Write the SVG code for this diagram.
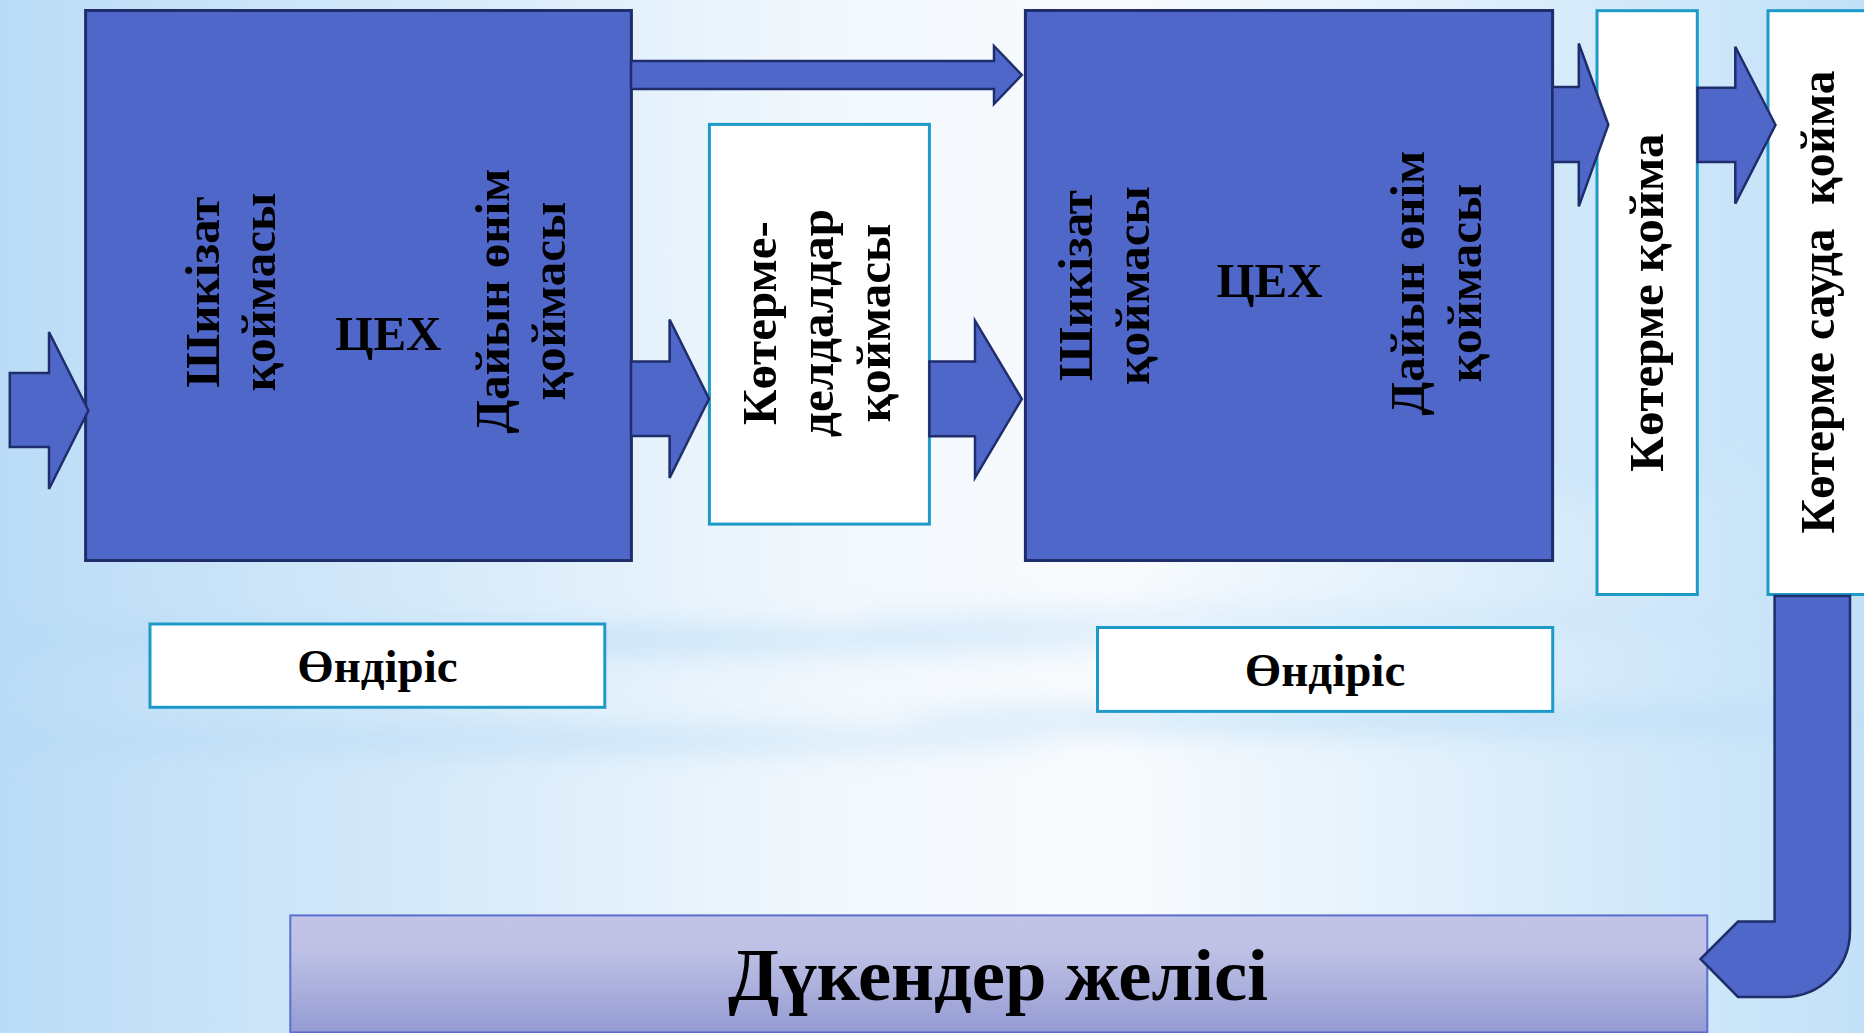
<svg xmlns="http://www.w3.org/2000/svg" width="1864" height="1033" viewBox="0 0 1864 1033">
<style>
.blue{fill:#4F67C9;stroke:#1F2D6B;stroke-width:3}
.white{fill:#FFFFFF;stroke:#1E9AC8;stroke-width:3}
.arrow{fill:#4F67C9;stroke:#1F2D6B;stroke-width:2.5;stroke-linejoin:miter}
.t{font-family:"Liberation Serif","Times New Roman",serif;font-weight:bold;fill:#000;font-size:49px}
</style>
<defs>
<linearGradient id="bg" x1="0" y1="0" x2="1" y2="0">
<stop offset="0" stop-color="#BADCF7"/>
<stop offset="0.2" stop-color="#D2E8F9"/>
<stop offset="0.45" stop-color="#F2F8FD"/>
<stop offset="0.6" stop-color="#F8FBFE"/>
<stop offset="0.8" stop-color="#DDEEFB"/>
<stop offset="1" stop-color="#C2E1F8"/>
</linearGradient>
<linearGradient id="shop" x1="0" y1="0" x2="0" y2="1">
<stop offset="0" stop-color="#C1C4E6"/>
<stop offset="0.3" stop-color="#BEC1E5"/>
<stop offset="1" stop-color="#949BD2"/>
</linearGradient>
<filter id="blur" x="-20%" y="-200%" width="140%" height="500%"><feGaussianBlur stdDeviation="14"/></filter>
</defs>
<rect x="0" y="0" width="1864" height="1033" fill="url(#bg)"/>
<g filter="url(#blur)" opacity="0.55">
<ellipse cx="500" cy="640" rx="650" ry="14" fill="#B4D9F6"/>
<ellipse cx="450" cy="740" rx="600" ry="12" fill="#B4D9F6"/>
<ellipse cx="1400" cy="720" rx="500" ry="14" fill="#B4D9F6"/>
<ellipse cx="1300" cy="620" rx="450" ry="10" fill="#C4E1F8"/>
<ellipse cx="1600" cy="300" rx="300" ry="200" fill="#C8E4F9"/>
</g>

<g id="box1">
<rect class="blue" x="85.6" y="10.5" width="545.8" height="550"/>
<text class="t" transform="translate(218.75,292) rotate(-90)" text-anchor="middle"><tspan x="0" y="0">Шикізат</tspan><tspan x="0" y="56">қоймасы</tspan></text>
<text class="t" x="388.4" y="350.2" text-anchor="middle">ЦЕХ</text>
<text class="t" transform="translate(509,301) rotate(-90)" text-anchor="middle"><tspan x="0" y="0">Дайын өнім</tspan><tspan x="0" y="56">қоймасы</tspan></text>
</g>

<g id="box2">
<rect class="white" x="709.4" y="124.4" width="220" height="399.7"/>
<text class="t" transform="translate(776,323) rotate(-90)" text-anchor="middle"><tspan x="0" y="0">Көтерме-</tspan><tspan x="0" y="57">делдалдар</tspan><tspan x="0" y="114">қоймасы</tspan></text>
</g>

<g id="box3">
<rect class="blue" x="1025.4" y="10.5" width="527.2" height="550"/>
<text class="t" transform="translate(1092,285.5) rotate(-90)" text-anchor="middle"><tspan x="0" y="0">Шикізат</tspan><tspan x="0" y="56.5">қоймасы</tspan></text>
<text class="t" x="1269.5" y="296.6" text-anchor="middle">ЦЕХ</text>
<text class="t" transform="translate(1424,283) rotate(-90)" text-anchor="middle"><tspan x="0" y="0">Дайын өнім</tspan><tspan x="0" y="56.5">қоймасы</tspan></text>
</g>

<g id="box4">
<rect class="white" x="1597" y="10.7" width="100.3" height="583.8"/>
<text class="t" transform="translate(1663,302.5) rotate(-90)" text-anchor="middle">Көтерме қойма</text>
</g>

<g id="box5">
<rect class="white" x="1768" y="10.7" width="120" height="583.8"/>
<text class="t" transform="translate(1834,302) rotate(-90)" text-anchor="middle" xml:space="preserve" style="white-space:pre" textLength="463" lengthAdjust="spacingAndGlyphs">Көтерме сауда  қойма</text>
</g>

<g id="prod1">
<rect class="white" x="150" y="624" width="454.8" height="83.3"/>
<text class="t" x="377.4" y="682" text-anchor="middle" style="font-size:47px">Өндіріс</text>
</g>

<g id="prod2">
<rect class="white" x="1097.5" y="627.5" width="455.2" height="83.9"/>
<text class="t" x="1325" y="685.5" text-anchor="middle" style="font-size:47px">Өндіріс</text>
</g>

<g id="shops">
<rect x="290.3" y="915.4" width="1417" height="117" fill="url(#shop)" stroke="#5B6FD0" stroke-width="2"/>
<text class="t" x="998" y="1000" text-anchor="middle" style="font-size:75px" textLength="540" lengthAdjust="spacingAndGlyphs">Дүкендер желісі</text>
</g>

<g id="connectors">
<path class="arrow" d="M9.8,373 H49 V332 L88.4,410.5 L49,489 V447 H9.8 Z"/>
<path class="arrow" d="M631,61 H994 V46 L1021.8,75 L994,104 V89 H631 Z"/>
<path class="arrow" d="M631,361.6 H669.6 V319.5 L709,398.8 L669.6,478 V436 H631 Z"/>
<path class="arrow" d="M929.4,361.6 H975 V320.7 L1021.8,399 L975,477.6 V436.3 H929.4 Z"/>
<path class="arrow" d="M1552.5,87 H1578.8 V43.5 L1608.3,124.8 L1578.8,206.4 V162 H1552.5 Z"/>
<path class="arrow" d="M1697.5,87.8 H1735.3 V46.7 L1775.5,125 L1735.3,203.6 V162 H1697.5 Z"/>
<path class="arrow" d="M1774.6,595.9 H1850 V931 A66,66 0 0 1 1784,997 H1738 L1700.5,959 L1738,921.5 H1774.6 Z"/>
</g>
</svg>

......

» The task
Using the material above, set down every line exactly, but skip the pictures.

» In response
Write the SVG code for this diagram.
<svg xmlns="http://www.w3.org/2000/svg" width="1864" height="1033" viewBox="0 0 1864 1033">
<style>
.blue{fill:#4F67C9;stroke:#1F2D6B;stroke-width:3}
.white{fill:#FFFFFF;stroke:#1E9AC8;stroke-width:3}
.arrow{fill:#4F67C9;stroke:#1F2D6B;stroke-width:2.5;stroke-linejoin:miter}
.t{font-family:"Liberation Serif","Times New Roman",serif;font-weight:bold;fill:#000;font-size:49px}
</style>
<defs>
<linearGradient id="bg" x1="0" y1="0" x2="1" y2="0">
<stop offset="0" stop-color="#BADCF7"/>
<stop offset="0.2" stop-color="#D2E8F9"/>
<stop offset="0.45" stop-color="#F2F8FD"/>
<stop offset="0.6" stop-color="#F8FBFE"/>
<stop offset="0.8" stop-color="#DDEEFB"/>
<stop offset="1" stop-color="#C2E1F8"/>
</linearGradient>
<linearGradient id="shop" x1="0" y1="0" x2="0" y2="1">
<stop offset="0" stop-color="#C1C4E6"/>
<stop offset="0.3" stop-color="#BEC1E5"/>
<stop offset="1" stop-color="#949BD2"/>
</linearGradient>
<filter id="blur" x="-20%" y="-200%" width="140%" height="500%"><feGaussianBlur stdDeviation="14"/></filter>
</defs>
<rect x="0" y="0" width="1864" height="1033" fill="url(#bg)"/>
<g filter="url(#blur)" opacity="0.55">
<ellipse cx="500" cy="640" rx="650" ry="14" fill="#B4D9F6"/>
<ellipse cx="450" cy="740" rx="600" ry="12" fill="#B4D9F6"/>
<ellipse cx="1400" cy="720" rx="500" ry="14" fill="#B4D9F6"/>
<ellipse cx="1300" cy="620" rx="450" ry="10" fill="#C4E1F8"/>
<ellipse cx="1600" cy="300" rx="300" ry="200" fill="#C8E4F9"/>
</g>

<g id="box1">
<rect class="blue" x="85.6" y="10.5" width="545.8" height="550"/>
<text class="t" transform="translate(218.75,292) rotate(-90)" text-anchor="middle"><tspan x="0" y="0">Шикізат</tspan><tspan x="0" y="56">қоймасы</tspan></text>
<text class="t" x="388.4" y="350.2" text-anchor="middle">ЦЕХ</text>
<text class="t" transform="translate(509,301) rotate(-90)" text-anchor="middle"><tspan x="0" y="0">Дайын өнім</tspan><tspan x="0" y="56">қоймасы</tspan></text>
</g>

<g id="box2">
<rect class="white" x="709.4" y="124.4" width="220" height="399.7"/>
<text class="t" transform="translate(776,323) rotate(-90)" text-anchor="middle"><tspan x="0" y="0">Көтерме-</tspan><tspan x="0" y="57">делдалдар</tspan><tspan x="0" y="114">қоймасы</tspan></text>
</g>

<g id="box3">
<rect class="blue" x="1025.4" y="10.5" width="527.2" height="550"/>
<text class="t" transform="translate(1092,285.5) rotate(-90)" text-anchor="middle"><tspan x="0" y="0">Шикізат</tspan><tspan x="0" y="56.5">қоймасы</tspan></text>
<text class="t" x="1269.5" y="296.6" text-anchor="middle">ЦЕХ</text>
<text class="t" transform="translate(1424,283) rotate(-90)" text-anchor="middle"><tspan x="0" y="0">Дайын өнім</tspan><tspan x="0" y="56.5">қоймасы</tspan></text>
</g>

<g id="box4">
<rect class="white" x="1597" y="10.7" width="100.3" height="583.8"/>
<text class="t" transform="translate(1663,302.5) rotate(-90)" text-anchor="middle">Көтерме қойма</text>
</g>

<g id="box5">
<rect class="white" x="1768" y="10.7" width="120" height="583.8"/>
<text class="t" transform="translate(1834,302) rotate(-90)" text-anchor="middle" xml:space="preserve" style="white-space:pre" textLength="463" lengthAdjust="spacingAndGlyphs">Көтерме сауда  қойма</text>
</g>

<g id="prod1">
<rect class="white" x="150" y="624" width="454.8" height="83.3"/>
<text class="t" x="377.4" y="682" text-anchor="middle" style="font-size:47px">Өндіріс</text>
</g>

<g id="prod2">
<rect class="white" x="1097.5" y="627.5" width="455.2" height="83.9"/>
<text class="t" x="1325" y="685.5" text-anchor="middle" style="font-size:47px">Өндіріс</text>
</g>

<g id="shops">
<rect x="290.3" y="915.4" width="1417" height="117" fill="url(#shop)" stroke="#5B6FD0" stroke-width="2"/>
<text class="t" x="998" y="1000" text-anchor="middle" style="font-size:75px" textLength="540" lengthAdjust="spacingAndGlyphs">Дүкендер желісі</text>
</g>

<g id="connectors">
<path class="arrow" d="M9.8,373 H49 V332 L88.4,410.5 L49,489 V447 H9.8 Z"/>
<path class="arrow" d="M631,61 H994 V46 L1021.8,75 L994,104 V89 H631 Z"/>
<path class="arrow" d="M631,361.6 H669.6 V319.5 L709,398.8 L669.6,478 V436 H631 Z"/>
<path class="arrow" d="M929.4,361.6 H975 V320.7 L1021.8,399 L975,477.6 V436.3 H929.4 Z"/>
<path class="arrow" d="M1552.5,87 H1578.8 V43.5 L1608.3,124.8 L1578.8,206.4 V162 H1552.5 Z"/>
<path class="arrow" d="M1697.5,87.8 H1735.3 V46.7 L1775.5,125 L1735.3,203.6 V162 H1697.5 Z"/>
<path class="arrow" d="M1774.6,595.9 H1850 V931 A66,66 0 0 1 1784,997 H1738 L1700.5,959 L1738,921.5 H1774.6 Z"/>
</g>
</svg>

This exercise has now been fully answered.